ABD: Podemos dizer que a Folha vivenciou muito mais o “milagre econômico” do que os “anos de chumbo”. Existiam duas percepções sobre o regime naquele momento. Aqueles que acatavam que se autocensuravam, não tiveram problemas. A Folha no período do “milagre” ainda apoiava o regime e muito se beneficiou com ele. Este é o momento, inclusive, de grande expansão tecnológica da empresa. Obviamente que, para prosperar, o jornal deveria manter uma posição de proximidade com o governo. O Estado autoritário também precisava de um sistema de comunicação sólido e a Folha não é exemplo único nesta questão, obviamente. É o exemplo máximo da modernização conservadora proposta pelos militares, que beneficiou grande parte dos grupos de mídia hegemônicos que atuam hoje em nosso país. Creio que este período deveria ser mais esclarecido, fugindo dos maniqueísmos. É ele que silencia as versões e coloca/cristaliza a imagem da empresa como a porta-voz da redemocratização, por exemplo.


EP: Você acha que o jornal colaborou "mais" para a manutenção dos militares no poder ou pela democratização do país?

ABD: Ela teve uma atuação ambígua e complexa.

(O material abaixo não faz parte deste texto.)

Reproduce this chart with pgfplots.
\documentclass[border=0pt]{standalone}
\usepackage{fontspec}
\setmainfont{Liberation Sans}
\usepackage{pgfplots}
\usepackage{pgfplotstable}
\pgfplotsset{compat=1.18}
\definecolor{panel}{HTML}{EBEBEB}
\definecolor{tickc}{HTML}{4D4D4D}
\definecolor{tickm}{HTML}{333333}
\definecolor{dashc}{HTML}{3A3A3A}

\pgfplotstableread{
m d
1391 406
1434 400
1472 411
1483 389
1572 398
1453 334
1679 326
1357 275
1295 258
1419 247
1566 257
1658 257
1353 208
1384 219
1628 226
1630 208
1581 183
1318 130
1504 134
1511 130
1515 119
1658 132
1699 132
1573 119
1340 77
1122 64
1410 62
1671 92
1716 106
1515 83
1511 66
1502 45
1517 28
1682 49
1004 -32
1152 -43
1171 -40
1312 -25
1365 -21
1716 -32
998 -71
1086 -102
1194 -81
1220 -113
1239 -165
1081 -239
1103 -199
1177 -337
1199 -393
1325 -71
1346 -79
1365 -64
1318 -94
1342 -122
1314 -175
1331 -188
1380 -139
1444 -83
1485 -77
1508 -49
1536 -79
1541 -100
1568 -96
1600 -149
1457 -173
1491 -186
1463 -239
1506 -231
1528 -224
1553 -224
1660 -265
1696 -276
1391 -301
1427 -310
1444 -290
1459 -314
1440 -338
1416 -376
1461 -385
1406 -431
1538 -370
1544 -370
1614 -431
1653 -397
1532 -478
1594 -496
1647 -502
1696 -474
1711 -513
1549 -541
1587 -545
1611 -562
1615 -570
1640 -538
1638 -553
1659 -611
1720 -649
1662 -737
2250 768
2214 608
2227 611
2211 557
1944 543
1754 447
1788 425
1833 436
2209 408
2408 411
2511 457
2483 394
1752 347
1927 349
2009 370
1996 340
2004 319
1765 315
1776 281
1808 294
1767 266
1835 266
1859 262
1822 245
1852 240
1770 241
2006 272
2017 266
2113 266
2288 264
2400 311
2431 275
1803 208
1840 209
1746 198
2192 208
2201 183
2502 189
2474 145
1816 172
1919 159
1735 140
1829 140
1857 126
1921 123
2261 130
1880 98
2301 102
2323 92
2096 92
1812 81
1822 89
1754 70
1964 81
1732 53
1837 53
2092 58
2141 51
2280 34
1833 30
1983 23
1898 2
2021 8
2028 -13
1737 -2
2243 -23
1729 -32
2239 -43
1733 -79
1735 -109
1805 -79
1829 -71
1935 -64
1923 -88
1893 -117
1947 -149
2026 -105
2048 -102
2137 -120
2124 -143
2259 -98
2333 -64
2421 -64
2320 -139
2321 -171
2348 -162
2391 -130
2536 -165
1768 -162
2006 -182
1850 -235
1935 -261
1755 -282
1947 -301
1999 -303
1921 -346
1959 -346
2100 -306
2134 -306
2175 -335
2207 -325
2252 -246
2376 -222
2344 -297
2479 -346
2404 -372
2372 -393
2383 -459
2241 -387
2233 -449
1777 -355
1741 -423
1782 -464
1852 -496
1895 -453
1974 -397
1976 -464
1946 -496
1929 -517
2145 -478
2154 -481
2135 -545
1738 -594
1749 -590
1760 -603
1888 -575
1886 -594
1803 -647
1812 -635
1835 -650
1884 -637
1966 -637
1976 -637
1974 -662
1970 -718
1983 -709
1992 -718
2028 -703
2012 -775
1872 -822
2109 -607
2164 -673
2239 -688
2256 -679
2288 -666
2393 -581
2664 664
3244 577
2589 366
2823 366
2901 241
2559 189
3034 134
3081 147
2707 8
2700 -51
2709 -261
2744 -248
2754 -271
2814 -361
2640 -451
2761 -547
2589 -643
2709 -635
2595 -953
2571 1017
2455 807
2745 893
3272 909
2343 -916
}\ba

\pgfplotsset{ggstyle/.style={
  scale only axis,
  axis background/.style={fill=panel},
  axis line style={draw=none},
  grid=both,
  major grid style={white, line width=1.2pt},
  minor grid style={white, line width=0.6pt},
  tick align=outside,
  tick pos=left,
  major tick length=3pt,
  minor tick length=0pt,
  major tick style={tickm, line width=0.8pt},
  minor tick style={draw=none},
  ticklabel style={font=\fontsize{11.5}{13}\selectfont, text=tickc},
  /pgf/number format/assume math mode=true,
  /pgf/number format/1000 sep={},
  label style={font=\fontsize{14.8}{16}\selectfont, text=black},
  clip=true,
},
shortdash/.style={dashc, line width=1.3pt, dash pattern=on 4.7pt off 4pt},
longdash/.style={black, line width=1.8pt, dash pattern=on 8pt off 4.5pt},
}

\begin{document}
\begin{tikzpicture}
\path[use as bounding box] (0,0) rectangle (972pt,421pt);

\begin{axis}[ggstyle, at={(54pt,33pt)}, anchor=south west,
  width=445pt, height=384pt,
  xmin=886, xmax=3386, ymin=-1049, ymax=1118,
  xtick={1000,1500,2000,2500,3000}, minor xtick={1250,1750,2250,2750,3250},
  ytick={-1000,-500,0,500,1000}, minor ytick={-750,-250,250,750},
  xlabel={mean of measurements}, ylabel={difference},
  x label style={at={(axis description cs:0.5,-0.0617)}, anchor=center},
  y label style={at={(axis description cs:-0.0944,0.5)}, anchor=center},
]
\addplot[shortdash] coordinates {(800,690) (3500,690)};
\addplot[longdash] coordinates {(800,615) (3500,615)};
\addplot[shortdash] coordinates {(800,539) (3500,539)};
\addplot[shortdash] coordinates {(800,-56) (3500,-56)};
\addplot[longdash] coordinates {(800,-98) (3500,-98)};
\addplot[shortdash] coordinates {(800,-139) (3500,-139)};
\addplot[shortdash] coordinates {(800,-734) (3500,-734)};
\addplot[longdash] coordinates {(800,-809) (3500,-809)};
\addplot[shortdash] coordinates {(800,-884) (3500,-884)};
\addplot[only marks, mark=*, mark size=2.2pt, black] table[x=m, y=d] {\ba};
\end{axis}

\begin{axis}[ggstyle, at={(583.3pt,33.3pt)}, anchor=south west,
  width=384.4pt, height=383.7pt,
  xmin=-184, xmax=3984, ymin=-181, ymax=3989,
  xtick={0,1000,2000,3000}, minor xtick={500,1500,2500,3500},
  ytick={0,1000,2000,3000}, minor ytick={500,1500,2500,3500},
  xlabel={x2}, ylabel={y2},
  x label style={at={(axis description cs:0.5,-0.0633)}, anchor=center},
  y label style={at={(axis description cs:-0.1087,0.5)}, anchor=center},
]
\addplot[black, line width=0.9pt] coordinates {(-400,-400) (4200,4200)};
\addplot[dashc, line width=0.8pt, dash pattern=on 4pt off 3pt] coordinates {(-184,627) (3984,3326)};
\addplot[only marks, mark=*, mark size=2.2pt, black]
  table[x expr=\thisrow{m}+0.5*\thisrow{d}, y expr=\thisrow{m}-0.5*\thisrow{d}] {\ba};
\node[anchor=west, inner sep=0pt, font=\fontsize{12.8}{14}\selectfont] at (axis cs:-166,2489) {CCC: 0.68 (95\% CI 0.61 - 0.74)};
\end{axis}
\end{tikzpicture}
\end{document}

É difícil nos atermos aos termos de contra e/ou a favor. Ela apoiou até quando achou necessário ou “rentável”. O que precisa ser esclarecido é que, assim como grande parte de nossa imprensa, esses jornais não apoiaram apenas o golpe. Apoiaram o golpe e o regime, o que é uma grande diferença. Nosso processo de redemocratização se deu sem rupturas. Então é possível dizer que ainda mantém fortes traços do autoritarismo vigente naqueles anos. A Folha ajudou no processo de redemocratização porque ele se deu de forma sutil, lenta, gradual e, acima de tudo, segura. Ela não tomou uma iniciativa arriscada, combativa. Pelo contrário, houve uma espécie de acordo tácito entre a empresa e o regime. Um ajudou a garantir a legitimidade do outro. Havia ali, além de um jogo político, claro interesse de mercado. Era um caminho praticamente inevitável, bem diferente do que acontecera no conturbado contexto do golpe, em 1964.

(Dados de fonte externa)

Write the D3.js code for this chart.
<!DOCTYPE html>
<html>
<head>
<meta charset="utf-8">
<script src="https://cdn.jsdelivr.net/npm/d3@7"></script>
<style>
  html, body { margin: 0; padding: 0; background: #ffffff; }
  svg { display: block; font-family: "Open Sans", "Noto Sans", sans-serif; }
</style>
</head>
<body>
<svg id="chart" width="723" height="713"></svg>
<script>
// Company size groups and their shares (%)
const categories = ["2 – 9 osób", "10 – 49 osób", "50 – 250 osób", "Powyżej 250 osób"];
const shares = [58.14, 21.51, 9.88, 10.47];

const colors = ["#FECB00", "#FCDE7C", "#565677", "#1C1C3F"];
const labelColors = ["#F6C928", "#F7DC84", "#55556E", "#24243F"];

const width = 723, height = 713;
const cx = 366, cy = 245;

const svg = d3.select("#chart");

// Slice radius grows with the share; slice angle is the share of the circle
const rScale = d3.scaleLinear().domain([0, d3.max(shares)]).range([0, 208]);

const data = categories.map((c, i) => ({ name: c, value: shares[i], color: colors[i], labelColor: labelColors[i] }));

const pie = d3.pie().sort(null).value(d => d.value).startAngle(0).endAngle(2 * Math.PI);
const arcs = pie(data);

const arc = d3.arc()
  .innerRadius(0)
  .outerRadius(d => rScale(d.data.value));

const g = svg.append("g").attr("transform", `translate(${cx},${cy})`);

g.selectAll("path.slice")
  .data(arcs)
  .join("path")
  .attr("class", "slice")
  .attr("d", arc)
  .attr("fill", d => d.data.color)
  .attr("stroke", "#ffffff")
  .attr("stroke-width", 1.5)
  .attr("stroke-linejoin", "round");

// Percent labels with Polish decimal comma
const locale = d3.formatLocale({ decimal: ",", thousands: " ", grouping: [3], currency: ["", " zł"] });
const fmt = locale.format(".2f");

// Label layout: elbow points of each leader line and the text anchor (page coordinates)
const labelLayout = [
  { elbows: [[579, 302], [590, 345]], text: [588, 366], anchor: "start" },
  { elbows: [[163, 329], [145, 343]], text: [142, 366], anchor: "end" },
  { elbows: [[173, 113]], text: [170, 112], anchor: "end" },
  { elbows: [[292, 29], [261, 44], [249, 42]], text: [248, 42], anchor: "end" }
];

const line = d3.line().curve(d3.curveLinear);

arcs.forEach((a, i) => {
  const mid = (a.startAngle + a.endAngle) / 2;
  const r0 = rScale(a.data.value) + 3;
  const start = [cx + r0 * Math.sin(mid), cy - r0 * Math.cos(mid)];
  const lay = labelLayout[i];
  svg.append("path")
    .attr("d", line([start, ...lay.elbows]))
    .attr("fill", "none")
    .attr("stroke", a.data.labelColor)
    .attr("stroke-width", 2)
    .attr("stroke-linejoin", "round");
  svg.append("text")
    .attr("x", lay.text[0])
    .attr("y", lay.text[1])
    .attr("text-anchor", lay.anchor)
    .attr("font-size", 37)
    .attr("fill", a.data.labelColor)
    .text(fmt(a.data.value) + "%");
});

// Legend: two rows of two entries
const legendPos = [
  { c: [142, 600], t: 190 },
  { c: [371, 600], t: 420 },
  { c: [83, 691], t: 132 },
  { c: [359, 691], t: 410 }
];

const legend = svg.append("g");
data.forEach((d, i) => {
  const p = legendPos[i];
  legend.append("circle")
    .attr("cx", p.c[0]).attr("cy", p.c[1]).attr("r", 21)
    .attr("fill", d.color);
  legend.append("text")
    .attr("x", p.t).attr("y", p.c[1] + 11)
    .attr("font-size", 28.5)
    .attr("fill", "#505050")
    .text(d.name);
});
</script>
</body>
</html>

EP: A razão por falarem em "ditabranda" é que, segundo a Folha, no Brasil os militares foram mais "suaves" que em outros países latinos. O que realmente isso quer dizer? Que a Folha não passou por censura?

ABD: Quer dizer que a ditadura foi realmente “branda” com a Folha. Ela não foi cerceada pelos militares, salvo em algumas ocasiões pontuais, o que era praxe. A Folha é o que é hoje graças à proposta de modernização conservadora do regime. Brinca-se, inclusive, que a Folha da Tarde - jornal do grupo que circulou em sua segunda fase de 1967 a 1999 - era o jornal de “maior tiragem” da época, visto que era onde a maior quantidade de “tiras” trabalhava. Enfim, a Folha deflagrou o óbvio ululante, mas não da maneira e nem no contexto mais apropriado.


EP: Qual sua posição em relação a chamada "ditabranda" descrita pela Folha?

ABD: A utilização do neologismo pegou mal para a empresa. Foi uma afirmação infeliz e desnecessária, ainda mais em um país que tem uma relação má resolvida com seu passado recente. Ela surgiu em outro contexto (em um editorial que desferia crítica ao então governo de Hugo Chávez), mas fez ressurgir um debate sobre o papel de nossa imprensa e sua atuação ao longo do regime militar no Brasil que há tempos não se via. Na época, se afirmava que o caso teria causado a maior crise de credibilidade da história da empresa. Verdade ou não, é evidente que a repercussão do caso ajudou a desconstruir um pouco a identidade que a própria empresa tentou consolidar sobre ela ao longo dos anos.


EP: Algo mais que gostaria de acrescentar?

ABD: Creio que esse assunto não se esgotou. Com as efemérides dos 50 anos do golpe e as repercussões da Comissão Nacional da Verdade vemos que há muito ainda a se evidenciar sobre as complexas relações costuradas ao longo da ditadura. Com a entrega do relatório da Comissão proposto para o final do ano e sua possível sugestão de revisão da Leia da Anistia, acredito que muita coisa voltará a ser pautada com reconhecida força no campo midiático. As políticas de memórias utilizadas por nossa grande imprensa nesse contexto são salutares neste sentido. Realizado o mea culpa é como se elas se sentissem à vontade agora, de mãos lavadas, para discutir um acontecimento que ainda nos incomoda.